The former Jackpot musician is back with a full band and a new purpose

No politics, no statements, just music.

No politics, no statements, just music.

Photo courtesy of Kaitlyn Miller

Lee Bob & The Truth perform at 9 p.m. on Friday, November 28, at Old Ironsides, 1901 10th Street. Tickets are $6. Kevin and Allyson Seconds and Brian Rogers are also on the bill. For more, visit

Lee Bob Watson disappeared for a while.

He moved to Asia and taught English. He went to Africa and sound engineered parts of a documentary. He traveled to Europe, just because.

Now the musician—perhaps best known locally for his years in the Sacramento rock band Jackpot—has finally settled down in Berkeley, and he’s got a new band and a new sound.

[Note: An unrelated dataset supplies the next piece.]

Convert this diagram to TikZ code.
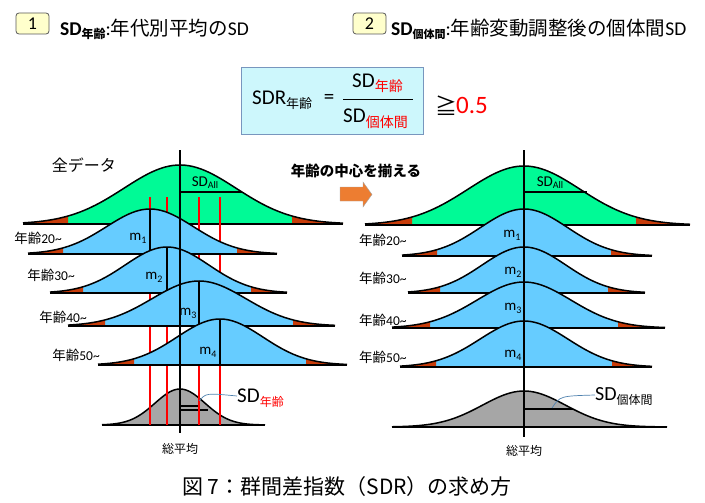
\documentclass[tikz,border=0pt]{standalone}
\usepackage{fontspec}
\setmainfont{Carlito}
\newfontfamily\jp{Noto Sans CJK JP}
\usetikzlibrary{positioning}
\definecolor{cgreen}{RGB}{0,250,150}
\definecolor{cblue}{RGB}{102,204,255}
\definecolor{cgray}{RGB}{166,166,166}
\definecolor{ctail}{RGB}{200,60,10}
\definecolor{cred}{RGB}{255,0,0}
\definecolor{corange}{RGB}{237,125,49}
\definecolor{cbox}{RGB}{255,255,204}
\definecolor{cfrm}{RGB}{205,247,252}
\definecolor{cfrmline}{RGB}{120,150,190}
\definecolor{clead}{RGB}{80,130,175}
\tikzset{
  curve/.style = {line width=1.5pt, line join=round},
  base/.style = {line width=1.5pt},
  axis/.style = {line width=1.6pt},
  mline/.style = {line width=1.2pt},
  sdline/.style = {line width=1.4pt},
  redline/.style = {draw=cred, line width=1.4pt},
  lead/.style = {clead, line width=0.7pt},
  numbox/.style = {rectangle, rounded corners=3pt, draw=black!65, fill=cbox, line width=0.8pt, minimum width=33pt, minimum height=21pt, inner sep=0pt, font=\fontsize{18}{18}\selectfont},
  head/.style = {inner sep=0pt, font=\fontsize{19.5}{21}\selectfont},
  age/.style = {inner sep=0pt, font=\fontsize{13.5}{15}\selectfont},
  mean/.style = {inner sep=0pt, font=\fontsize{15}{16}\selectfont},
  small/.style = {inner sep=0pt, font=\fontsize{12}{13}\selectfont},
  big/.style = {inner sep=0pt, font=\fontsize{21}{22}\selectfont},
}
% lowered small text (subscripts)
\newcommand{\lowtxt}[3]{\raisebox{-#1}{\fontsize{#2}{#2}\selectfont #3}}
% bell curve: centre, base y, height, sigma, fill, tail fill, left end, right end
\newcommand{\bell}[8]{%
  \fill[#5] ({#1-2*#4},#2) -- plot[domain={-2*#4}:{2*#4}, samples=50] ({#1+\x},{#2-#3*exp(-0.5*(\x/#4)*(\x/#4))}) -- ({#1+2*#4},#2) -- cycle;
  \fill[#6] (#7,#2) -- plot[domain={#7-#1}:{-2*#4}, samples=15] ({#1+\x},{#2-#3*exp(-0.5*(\x/#4)*(\x/#4))}) -- ({#1-2*#4},#2) -- cycle;
  \fill[#6] ({#1+2*#4},#2) -- plot[domain={2*#4}:{#8-#1}, samples=15] ({#1+\x},{#2-#3*exp(-0.5*(\x/#4)*(\x/#4))}) -- (#8,#2) -- cycle;
  \draw[curve] plot[domain={#7-#1}:{#8-#1}, samples=80] ({#1+\x},{#2-#3*exp(-0.5*(\x/#4)*(\x/#4))});
  \draw[base] (#7,#2) -- (#8,#2);
}

\begin{document}
\begin{tikzpicture}[x=1pt, y=-1pt]
  \useasboundingbox (0,0) rectangle (705,503);

  % headers
  \node[numbox] (n1) at (32.5,23.5) {1};
  \node[head, anchor=base west] (h1) at (60,36) {\bfseries SD\lowtxt{3pt}{12}{\jp\bfseries 年齢}{\mdseries :{\jp 年代別平均の}SD}};
  \node[numbox] (n2) at (369.5,23.5) {2};
  \node[head, anchor=base west] (h2) at (391,36) {\bfseries SD\lowtxt{3pt}{11}{\jp\bfseries 個体間}{\mdseries :{\jp 年齢変動調整後の個体間}SD}};

  % formula
  \node[draw=cfrmline, fill=cfrm, line width=0.8pt, minimum width=182pt, minimum height=67pt] (frm) at (332,100.5) {};
  \node[big, anchor=base west] (sdr) at (252,105) {SDR\lowtxt{4pt}{13}{\jp 年齢}};
  \node[big] (eq) at (329,99) {=};
  \node[big, anchor=base west] (num) at (352,88) {SD\lowtxt{4pt}{14}{\color{red}\jp 年齢}};
  \node[big, anchor=base west] (den) at (343,123) {SD\lowtxt{5pt}{14}{\color{red}\jp 個体間}};
  \coordinate (barL) at (343,100);
  \coordinate (barR) at (413,100);
  \draw[line width=1pt] (barL) -- (barR);
  \node[inner sep=0pt, font=\fontsize{22}{22}\selectfont] (geq) at (446,106) {\jp ≧};
  \node[inner sep=0pt, anchor=west, red, font=\fontsize{25}{25}\selectfont] (thr) at (456,105) {0.5};

  % left panel
  \bell{180}{224}{59}{56}{cgreen}{ctail}{23}{343}
  \draw[sdline] (180,192) -- (242,192);
  \bell{180}{425}{36}{25}{cgray}{cgray}{102}{265}
  \draw[sdline] (180,406) -- (198,406);
  \draw[sdline] (180,410) -- (208,410);
  \draw[redline] (150,197) -- (150,425);
  \draw[redline] (167,197) -- (167,425);
  \draw[redline] (199,197) -- (199,425);
  \draw[redline] (220,197) -- (220,425);
  \bell{150}{254}{45}{43.5}{cblue}{ctail}{28}{277}
  \draw[mline] (150,209) -- (150,254);
  \bell{167}{293}{46}{42}{cblue}{ctail}{50}{287}
  \draw[mline] (167,247) -- (167,293);
  \bell{199}{326}{45}{47}{cblue}{ctail}{68}{335}
  \draw[mline] (199,281) -- (199,326);
  \bell{220}{365}{46}{43}{cblue}{ctail}{98}{347}
  \draw[mline] (220,319) -- (220,365);
  \coordinate (topL) at (180,150);
  \coordinate (botL) at (180,433);
  \draw[axis] (topL) -- (botL);

  \node[inner sep=0pt, font=\fontsize{16}{17}\selectfont] (allL) at (84,165) {\jp 全データ};
  \node[mean] (sdAllL) at (205,183) {SD\lowtxt{2pt}{10}{All}};
  \node[age, anchor=east] (a20L) at (62,238) {{\jp 年齢}20\textasciitilde};
  \node[age, anchor=east] (a30L) at (75,275) {{\jp 年齢}30\textasciitilde};
  \node[age, anchor=east] (a40L) at (87,317) {{\jp 年齢}40\textasciitilde};
  \node[age, anchor=east] (a50L) at (100,355) {{\jp 年齢}50\textasciitilde};
  \node[mean] (m1L) at (138,238) {m\lowtxt{3pt}{10}{1}};
  \node[mean] (m2L) at (154,277) {m\lowtxt{3pt}{10}{2}};
  \node[mean] (m3L) at (188,313) {m\lowtxt{3pt}{10}{3}};
  \node[mean] (m4L) at (208,352) {m\lowtxt{3pt}{10}{4}};
  \node[small, below=10pt of botL] (meanL) {\jp 総平均};
  \node[big, anchor=base west] (sdage) at (237,402) {SD\lowtxt{4pt}{12}{\color{red}\jp 年齢}};
  \coordinate (ldL) at (199,401);
  \draw[lead] (ldL) .. controls (206,393) .. ([yshift=6pt]sdage.base west);

  % arrow
  \node[inner sep=0pt, font=\fontsize{14.5}{15}\selectfont] (shift) at (356,171) {\jp\bfseries 年齢の中心を揃える};
  \fill[corange, draw=black!35] (340,187) -- (363,187) -- (363,182) -- (372,194.5) -- (363,207) -- (363,201) -- (340,201) -- cycle;

  % right panel
  \bell{524}{225}{59}{56}{cgreen}{ctail}{365}{690}
  \draw[sdline] (524,192) -- (587,192);
  \bell{524}{427}{36}{41.5}{cgray}{cgray}{392}{667}
  \draw[sdline] (524,409) -- (573,409);
  \bell{524}{256}{47}{43.5}{cblue}{ctail}{402}{652}
  \bell{524}{293}{46}{42}{cblue}{ctail}{408}{645}
  \bell{524}{328}{46}{47}{cblue}{ctail}{392}{665}
  \bell{524}{367}{46}{44}{cblue}{ctail}{400}{652}
  \coordinate (topR) at (524,150);
  \coordinate (botR) at (524,437);
  \draw[axis] (topR) -- (botR);

  \node[mean] (sdAllR) at (550,183) {SD\lowtxt{2pt}{10}{All}};
  \node[age, anchor=west] (a20R) at (359,240) {{\jp 年齢}20\textasciitilde};
  \node[age, anchor=west] (a30R) at (359,278) {{\jp 年齢}30\textasciitilde};
  \node[age, anchor=west] (a40R) at (359,320) {{\jp 年齢}40\textasciitilde};
  \node[age, anchor=west] (a50R) at (359,357) {{\jp 年齢}50\textasciitilde};
  \node[mean] (m1R) at (512,235) {m\lowtxt{3pt}{10}{1}};
  \node[mean] (m2R) at (513,272) {m\lowtxt{3pt}{10}{2}};
  \node[mean] (m3R) at (513,308) {m\lowtxt{3pt}{10}{3}};
  \node[mean] (m4R) at (513,355) {m\lowtxt{3pt}{10}{4}};
  \node[small, below=8pt of botR] (meanR) {\jp 総平均};
  \node[inner sep=0pt, anchor=base west, font=\fontsize{20}{21}\selectfont] (sdind) at (595,400) {SD\lowtxt{4pt}{12}{\jp 個体間}};
  \coordinate (ldR) at (552,408);
  \draw[lead] (ldR) .. controls (560,396) .. ([yshift=5pt]sdind.base west);

  % caption
  \node[inner sep=0pt, font=\fontsize{21}{22}\selectfont] (cap) at (347,487) {\jp 図 7：群間差指数（SDR）の求め方};
\end{tikzpicture}
\end{document}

Lee Bob & the Truth makes its Sacramento debut on Friday, November 28, at Old Ironsides, the same venue that functioned as a home base for Jackpot back in its heyday. Watson remembers the club fondly, as well as the freedom and flexibility in Sacramento’s music scene as a whole.

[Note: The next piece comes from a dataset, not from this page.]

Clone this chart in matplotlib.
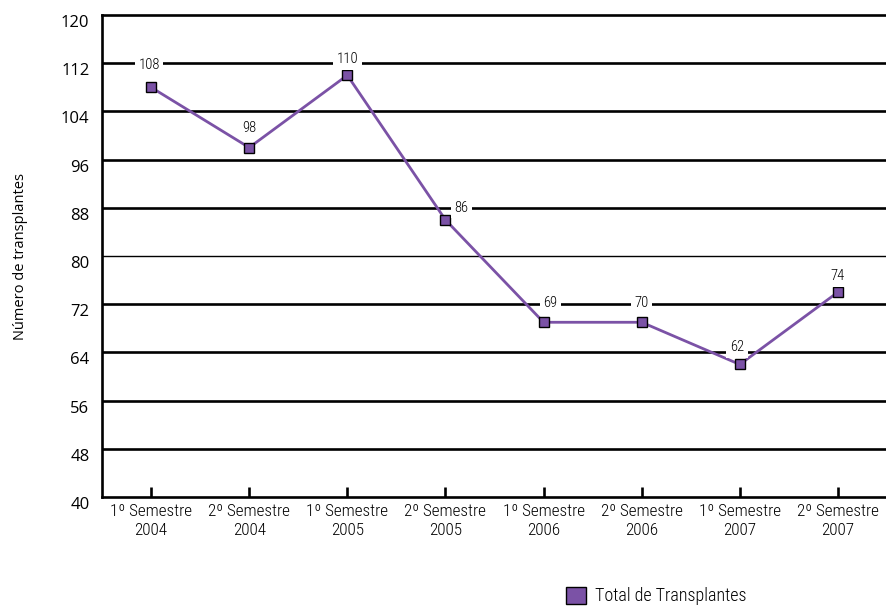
import matplotlib
matplotlib.use('Agg')
import matplotlib.pyplot as plt
from matplotlib.patches import Patch

# data
categories = ['1º Semestre\n2004', '2º Semestre\n2004', '1º Semestre\n2005', '2º Semestre\n2005',
              '1º Semestre\n2006', '2º Semestre\n2006', '1º Semestre\n2007', '2º Semestre\n2007']
values = [108, 98, 110, 86, 69, 69, 62, 74]
value_labels = ['108', '98', '110', '86', '69', '70', '62', '74']
yticks = [40, 48, 56, 64, 72, 80, 88, 96, 104, 112, 120]

purple = '#7b52a6'
narrow = ['Roboto Condensed', 'DejaVu Sans']
plain = ['Open Sans', 'DejaVu Sans']
wt = 300

# label offsets in pixels (dx, dy)
label_dx = [-2, 0, 0, 16, 7, 0, -3, 0]
label_dy = [22, 20, 16, 12, 19, 19, 17, 16]

fig = plt.figure(figsize=(8.87, 6.07), dpi=100)
ax = fig.add_axes([102/887, 1-497/607, 1-102/887, (497-15)/607])

x = list(range(len(values)))
# grid lines
for v in yticks[1:-1]:
    lw = 1.0 if v == 80 else 1.9
    ax.axhline(v, color='black', lw=lw, zorder=1)

ax.plot(x, values, color=purple, lw=2, marker='s', markersize=7.5,
        markerfacecolor=purple, markeredgecolor='black', markeredgewidth=1, zorder=3)

# value labels
for i, (v, t) in enumerate(zip(values, value_labels)):
    ax.annotate(t, (i, v), xytext=(label_dx[i], label_dy[i]), textcoords='offset pixels',
                ha='center', va='center', fontsize=10.5, family=narrow, fontweight=wt, zorder=4,
                bbox=dict(boxstyle='square,pad=0.25', fc='white', ec='none'))

ax.set_xlim(-0.5, 7.5)
ax.set_ylim(40, 120)
ax.set_yticks(yticks)
ax.set_xticks(x)
ax.set_xticklabels(categories, family=narrow, fontsize=12.3, fontweight=wt, linespacing=1.3)
ax.set_yticklabels([str(t) for t in yticks], family=plain, fontsize=12, va='top')
ax.tick_params(axis='y', length=0, pad=9)
ax.tick_params(axis='x', direction='in', length=7, width=1.9, pad=5)

ax.spines['right'].set_visible(False)
for s in ['top', 'left', 'bottom']:
    ax.spines[s].set_linewidth(1.9)

ax.set_ylabel('Número de transplantes', family=plain, fontsize=10.5, labelpad=24)

leg = fig.legend(handles=[Patch(facecolor=purple, edgecolor='black', lw=1, label='Total de Transplantes')],
                 loc='center left', bbox_to_anchor=(566/887, 1-596/607), frameon=False,
                 borderpad=0, borderaxespad=0, handlelength=1.1, handleheight=1.1,
                 handletextpad=0.5, prop={'family': narrow, 'size': 13, 'weight': wt})

fig.savefig('out.png', dpi=100)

“There was such a broad network for musicians; different scenes overlapped,” he says. “You had a real supportive community.”

That isn’t to say the Bay Area’s scene holds no sense of community. Rather, Watson’s just been off doing his own thing, often solo and on the road. Things may eventually change with the band, which is made up of Watson, Josh Lippi and Steve Wyreman—three accomplished artists with their own overlapping histories.

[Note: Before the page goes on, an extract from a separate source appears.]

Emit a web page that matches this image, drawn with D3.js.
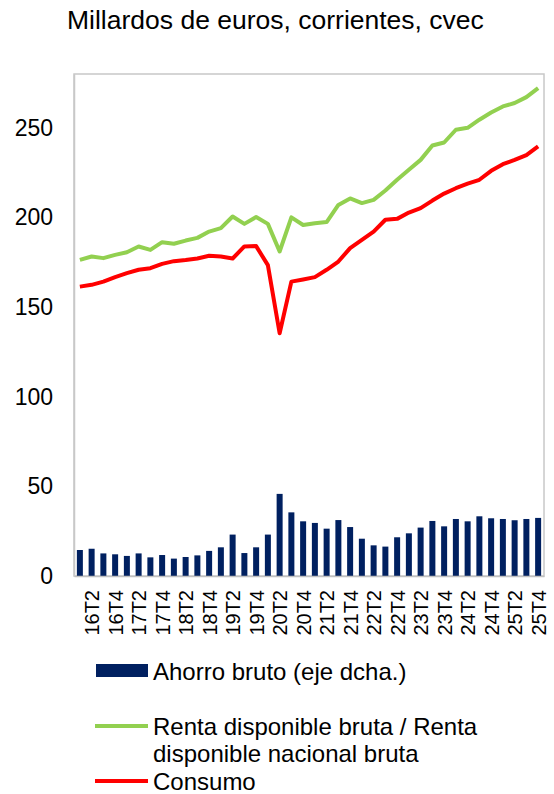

Lippi, born and raised in Sacramento, founded the Sammies Hall of Fame soul band Bucho. These days in San Francisco, he plays bass with The Park, a backing band for the likes of British soul singer Alice Russell and the electro-pop act Wallpaper.

Wyreman sometimes plays with The Park. He’s also a member of the hip-hop collective Cocaine 80s.

Then there’s Watson, who grew up in Sacramento by way of Los Angeles. Over the years he’s created a slew of unique, now-defunct projects—look up Western Family Orchestra and Santa Cruz Gospel Choir—and spent a few years as an Americana solo artist with Nevada City’s Grassroots Records. One short-lived, Sacramento-based project was the jazz-tinged funk band Happy Mayfield. It featured Lippi on bass—the pair met at Sacramento High School, while Watson was a substitute teacher and Lippi still a student.

Then, about a year ago, Watson felt ready to record another album. But he wanted a rock band—one with no tricks, no gimmicks and an organic approach to the studio process. He linked up with Lippi again and built his first real band.

“It’s a full collaboration but it also kind of feels like what I wanted to do as a solo artist,” Watson says. “This is my soul, my channel of energy.”

The debut record The Truth will be independently released sometime in early 2015. Watson describes it as “snapshots of the times” in the San Francisco Bay Area.

The first single “Mission Breakdown” is currently streaming online. It’s a tight, fast and upbeat track with Watson’s bluesy, slightly twangy voice describing the ideals and realities of San Francisco’s Mission District. Google Glass, Twitter and the start-up engine earn prominent shout-outs.

“’Mission Breakdown’ is a play on words, but there are actually a lot of heated arguments all the time. That’s real, and I don’t want to downplay that,” Watson says. “But every city or endeavor has a trajectory, a sense of purpose. And sometimes you start to see that sense of purpose break down.”

The Truth isn’t a political album, though. Folks are being priced out of neighborhoods—just about every San Francisco neighborhood—and Watson’s response is to reflect in some honest rock ’n’ roll.

“I have no big statement to make,” he says. “It’s more about people—what does this mean in people’s lives?”